Cherchez. Dans la Constitution, le droit du travail ou ailleurs. Nulle part vous ne trouverez le principe selon lequel une personne qui démissionne est immédiatement absoute de tout acte qu’elle a pu commettre précédemment. En quittant son poste le 23 mars, Ameenah Gurib-Fakim ne met donc pas fin à l’affaire Sobrinho 2. C’est même l’inverse.

Il est difficile de ne pas être d’accord avec Pravind Jugnauth sur cette question. Le comportement de la présidente de la République, la semaine passée, était à la fois inélégant, honteux et irrespectueux de sa fonction. Toutefois, à notre connaissance, aucune loi ne punit l’inélégance ou l’irrespect de l’actuelle locataire du Réduit. Or, la phrase de Pravind Jugnauth de ce jeudi laisse peu de place au doute sur le fait qu’on n’est plus sur le terrain moral mais plutôt légal. «Tou saki mo kone valer dizour, li extrememan grav», a-t-il menacé.

Jusqu’ici, les faits «graves» reprochés à Raj Dayal, Ravi Yerrigadoo ou Showkutally Soodhun ont mené à leur démission et au démarrage d’enquêtes de police. On ne peut donc qu’en conclure que le Premier ministre communiquera dans les heures, si ce n’est les jours à venir l’ensemble des éléments qu’il détient à la police ou à toute autre autorité compétente afin qu’une enquête débute sur les agissements d’Ameenah Gurib-Fakim. S’il ne le fait pas, en s’abritant commodément derrière la nécessité de tourner la page, que Pravind Jugnauth ne s’étonne pas que nous l’accusions de couardise, voire de complicité.

Par contre, il est prématuré de faire un procès d’intention au Premier ministre lorsqu’il explique qu’il ne souhaite pas instituer une commission d’enquête sur les activités du milliardaire angolais Alvaro Sobrinho à Maurice seulement à partir d’éléments circonstanciels. Les nombreuses questions soulevées par Navin Ramgoolam amènent toute personne censée à douter.
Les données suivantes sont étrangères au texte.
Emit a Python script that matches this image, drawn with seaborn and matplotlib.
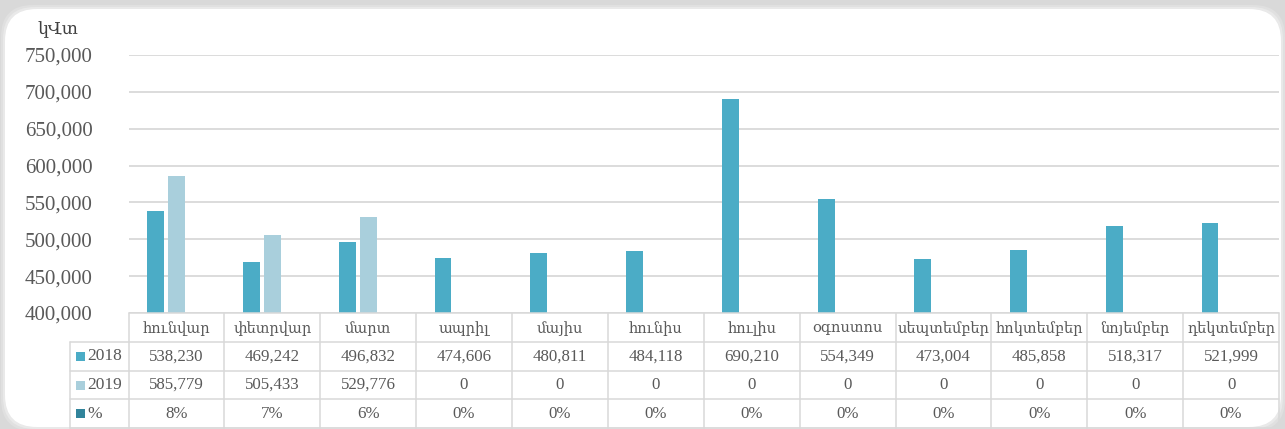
import matplotlib
matplotlib.use("Agg")
import matplotlib.pyplot as plt
import numpy as np
import pandas as pd
import seaborn as sns
from matplotlib.patches import FancyBboxPatch, Rectangle
from matplotlib.transforms import blended_transform_factory
from matplotlib.ticker import FuncFormatter

# Monthly electricity consumption, kWh
months = ["հունվար", "փետրվար", "մարտ", "ապրիլ", "մայիս", "հունիս",
          "հուլիս", "օգոստոս", "սեպտեմբեր", "հոկտեմբեր", "նոյեմբեր", "դեկտեմբեր"]
series_names = ["2018", "2019", "%"]
values_2018 = [538230, 469242, 496832, 474606, 480811, 484118,
               690210, 554349, 473004, 485858, 518317, 521999]
values_2019 = [585779, 505433, 529776, 0, 0, 0, 0, 0, 0, 0, 0, 0]
growth_pct = [8, 7, 6, 0, 0, 0, 0, 0, 0, 0, 0, 0]
unit_label = "կՎտ"
y_ticks = [400000, 450000, 500000, 550000, 600000, 650000, 700000, 750000]

colors = ["#4bacc6", "#a9cfdc", "#31849b"]
text_color = "#595959"
line_color = "#d9d9d9"

sns.set_theme(style="white")
plt.rcParams["font.family"] = ["Liberation Serif", "DejaVu Serif"]

W, H = 1285, 429
fig = plt.figure(figsize=(W / 100, H / 100), dpi=100)
fig.patch.set_facecolor("#d9d9d9")

# Background panel with rounded corners (pixel coordinates)
bg = fig.add_axes([0, 0, 1, 1], zorder=-5)
bg.set_xlim(0, W)
bg.set_ylim(H, 0)
bg.axis("off")
for off, col in [(4, "#e0e0e0"), (2, "#e9e9e9")]:
    bg.add_patch(FancyBboxPatch((5 - off, 9 - off), 1276 + 2 * off, 418 + 2 * off,
                                boxstyle="round,pad=0,rounding_size=32",
                                facecolor=col, edgecolor="none"))
bg.add_patch(FancyBboxPatch((5, 9), 1276, 418,
                            boxstyle="round,pad=0,rounding_size=32",
                            facecolor="white", edgecolor="none"))

def fy(py):
    return 1 - py / H

def fx(px):
    return px / W

ax_left, ax_right = 128.5, 1279
ax = fig.add_axes([fx(ax_left), fy(313), fx(ax_right) - fx(ax_left), fy(55) - fy(313)])
ax.patch.set_alpha(0)

df = pd.DataFrame({
    "month": months * 3,
    "series": [series_names[0]] * 12 + [series_names[1]] * 12 + [series_names[2]] * 12,
    "value": values_2018 + values_2019 + [p / 100 for p in growth_pct],
})

sns.barplot(data=df, x="month", y="value", hue="series", hue_order=series_names,
            palette=colors, saturation=1, width=0.66, gap=0.2, legend=False,
            edgecolor="none", ax=ax, zorder=3)

ax.set_ylim(400000, 750000)
ax.set_xlim(-0.5, len(months) - 0.5)
ax.set_yticks(y_ticks)
ax.yaxis.set_major_formatter(FuncFormatter(lambda v, p: f"{int(v):,}"))
ax.tick_params(axis="y", length=0, pad=26, labelsize=15, labelcolor=text_color)
ax.set_xticks([])
ax.set_xlabel("")
ax.set_ylabel("")
ax.yaxis.grid(True, color=line_color, linewidth=1.3, zorder=0)
ax.set_axisbelow(True)
for s in ax.spines.values():
    s.set_visible(False)

fig.text(fx(58), fy(30), unit_label, ha="center", va="center",
         fontsize=12.5, color="#404040")

# Data table under the plot
tr = blended_transform_factory(ax.transData, fig.transFigure)
row_edges = [313, 342, 371, 399, 428]
legend_left = 70
lw = 1.1

for py in row_edges:
    x0 = ax_left if py == row_edges[0] else legend_left
    fig.add_artist(plt.Line2D([fx(x0), fx(ax_right)], [fy(py), fy(py)],
                              color=line_color, lw=lw, transform=fig.transFigure))
for i in range(len(months) + 1):
    fig.add_artist(plt.Line2D([i - 0.5, i - 0.5], [fy(313), fy(428)],
                              color=line_color, lw=lw, transform=tr))
fig.add_artist(plt.Line2D([fx(legend_left), fx(legend_left)], [fy(342), fy(428)],
                          color=line_color, lw=lw, transform=fig.transFigure))

def fmt_num(v):
    return f"{v:,}"

rows = [
    [fmt_num(v) for v in values_2018],
    [fmt_num(v) for v in values_2019],
    [f"{p}%" for p in growth_pct],
]

for i, m in enumerate(months):
    ymid = fy((row_edges[0] + row_edges[1]) / 2 + 1)
    fig.text(i, ymid, m, transform=tr, ha="center", va="center",
             fontsize=10.5, color=text_color)
    for r in range(3):
        ymid = fy((row_edges[r + 1] + row_edges[r + 2]) / 2)
        fig.text(i, ymid, rows[r][i], transform=tr, ha="center", va="center",
                 fontsize=12.2, color=text_color)

for r, name in enumerate(series_names):
    ymid_px = (row_edges[r + 1] + row_edges[r + 2]) / 2
    fig.add_artist(Rectangle((fx(76), fy(ymid_px + 4.5)), fx(9), 9 / H,
                             facecolor=colors[r], edgecolor="none",
                             transform=fig.transFigure))
    fig.text(fx(87), fy(ymid_px), name, ha="left", va="center",
             fontsize=12.5, color=text_color)

fig.savefig("out.png", dpi=100, facecolor=fig.get_facecolor())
Mais en l’absence de quelques faits avérés et suffisamment graves, une commission d’enquête risque de se transformer en «fishing expedition» peu prolifique car disposant d’un mandat trop vaste.

Il paraît que, mis devant la possibilité que l’affaire Platinum Card contamine son gouvernement, le patron du MSM aurait laissé entendre qu’il est difficile de démontrer le lien entre des membres du parti soleil avec le milliardaire angolais controversé. Si c’est bien le cas, le Premier ministre a une raison de plus d’agir.

Pour cela, il dispose d’une alternative : un fact-finding committee (FCC). Ce dispositif, plus agile et moins contraignant qu’une commission d’enquête, pourrait se cantonner, par exemple, à déterminer le degré d’implication de fonctionnaires dans les activités de l’Angolais controversé à Maurice ainsi que les facilités dont les entreprises de Sobrinho ont pu bénéficier de nos institutions publiques.

Les conclusions de ce comité, s’il est dirigé par une personne compétente et intègre, pourraient alors servir de base de travail pour une enquête plus approfondie de la police, de la Commission anticorruption ou de la Financial Intelligence Unit. Mais bien évidemment, Pravind Jugnauth ne peut songer à mettre en place un FFC sans prendre l’engagement de déposer le rapport à l’Assemblée nationale. C’est une garantie de taille contre le triangle des Bermudes local qui a récemment englouti le rapport Aujayeb sur la rémunération de Vijaya Sumputh du temps où Anil Gayan était son patron.

Faute de pouvoir démontrer une réelle volonté d’agir contre l’emprise des pouvoirs de l’argent sur son gouvernement, Jugnauth risque de subir les déflagrations de nouvelles dirty bombs. A notre connaissance, un titre de presse dispose de nouveaux éléments sur les liens politico-financiers de Sobrinho. Un parti d’opposition compile patiemment, aussi, un dossier à charge. Tandis qu’un homme du pouvoir, au fait des accointances du milliardaire avec certains de ses pairs, pourrait lâcher, par inadvertance, quelques bribes de ce qu’il sait…

On se fiche de la vitrine de dynamisme, de modernité et de moralité du concept store de Pravind Jugnauth. Après un an au pouvoir, la nation veut qu’il nous fournisse une denrée de base : du courage politique.